Quick Contour: Ask a friend to pose for you. Use a single line to record the contour of the figure. The goal is to quickly record a general gesture. Study the figure for its general shape, drawing as rapidly as possible (about 15 to 60 seconds). Repeat this several times. Repeat it again, allotting up to two minutes. You may need more paper. (If you don’t have a friend around, use an object or animal as reference for these rapid sketches.)

Cross Contour: Look at a spherical object or form, such as a coffee mug, a pear, or your hand. Draw the form’s outline and add cross-contour lines (parallel lines that curve to describe the form’s rounded volume).
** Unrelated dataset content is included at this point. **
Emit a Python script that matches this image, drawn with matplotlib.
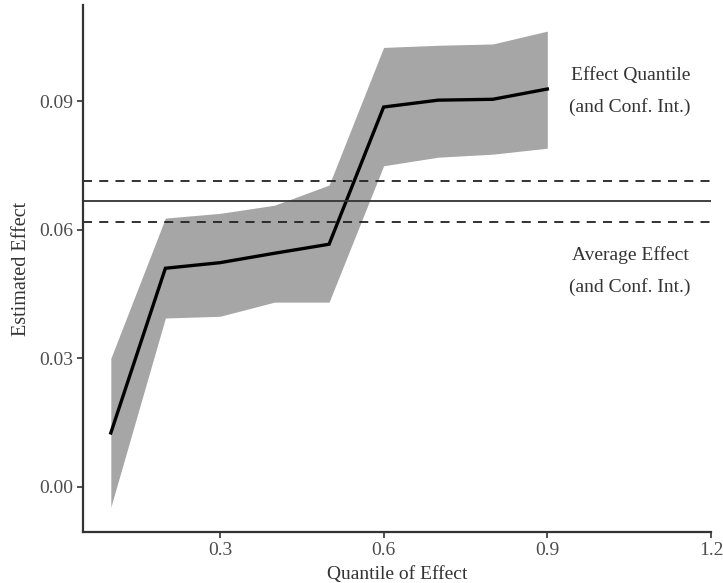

Flowing Line: Start drawing a line at the top-left corner of the page. Allow yourself to draw whatever comes to mind—a spiral, a vine, a flower, a figure, or a car. Use a flowing, lyrical line to create the form. (Search online to see drawings by French artist Henri Matisse.)

Distressed Line: Using lines made with charcoal or a very soft pencil, draw something that upsets you. Smudge and scrape the lines.

Implied Line: Draw a car using broken lines that describe enough for the viewer to understand the shape without closing or completing the lines.

Organizational Lines: Using a soft pencil, draw a still life, interior space, or cityscape. Based on careful observations of all major vertical and horizontal emphases within the subject matter, begin by drawing horizonal and vertical lines that will serve to build the composition, to create structural axes as well as describe forms.

Organizational lines display and emphasize the structural axes of a composition and link forms in space. Simultaneously, the lines organize the pictorial space, create the illusion of spacial depth through overlapping, and define objects.

After establishing the relative heights of forms using horizontal and vertical lines, extend those lines further beyond the forms they describe into adjacent forms, as if the objects were transparent. The lines also extend into the surrounding pictorial space, as if the lines were a beam searching the pictorial space. For example, if you’re drawing a chair in a room space, the lines you draw to define the chair also act to partially define the pictorial space of the room, the wall and floor, and any objects next to or overlapping the chair.

You can use sighting—holding up your pencil in front of you and using it as a measuring tool to compare relative heights and widths of objects in your subject matter—to determine the relative heights, widths, and angles.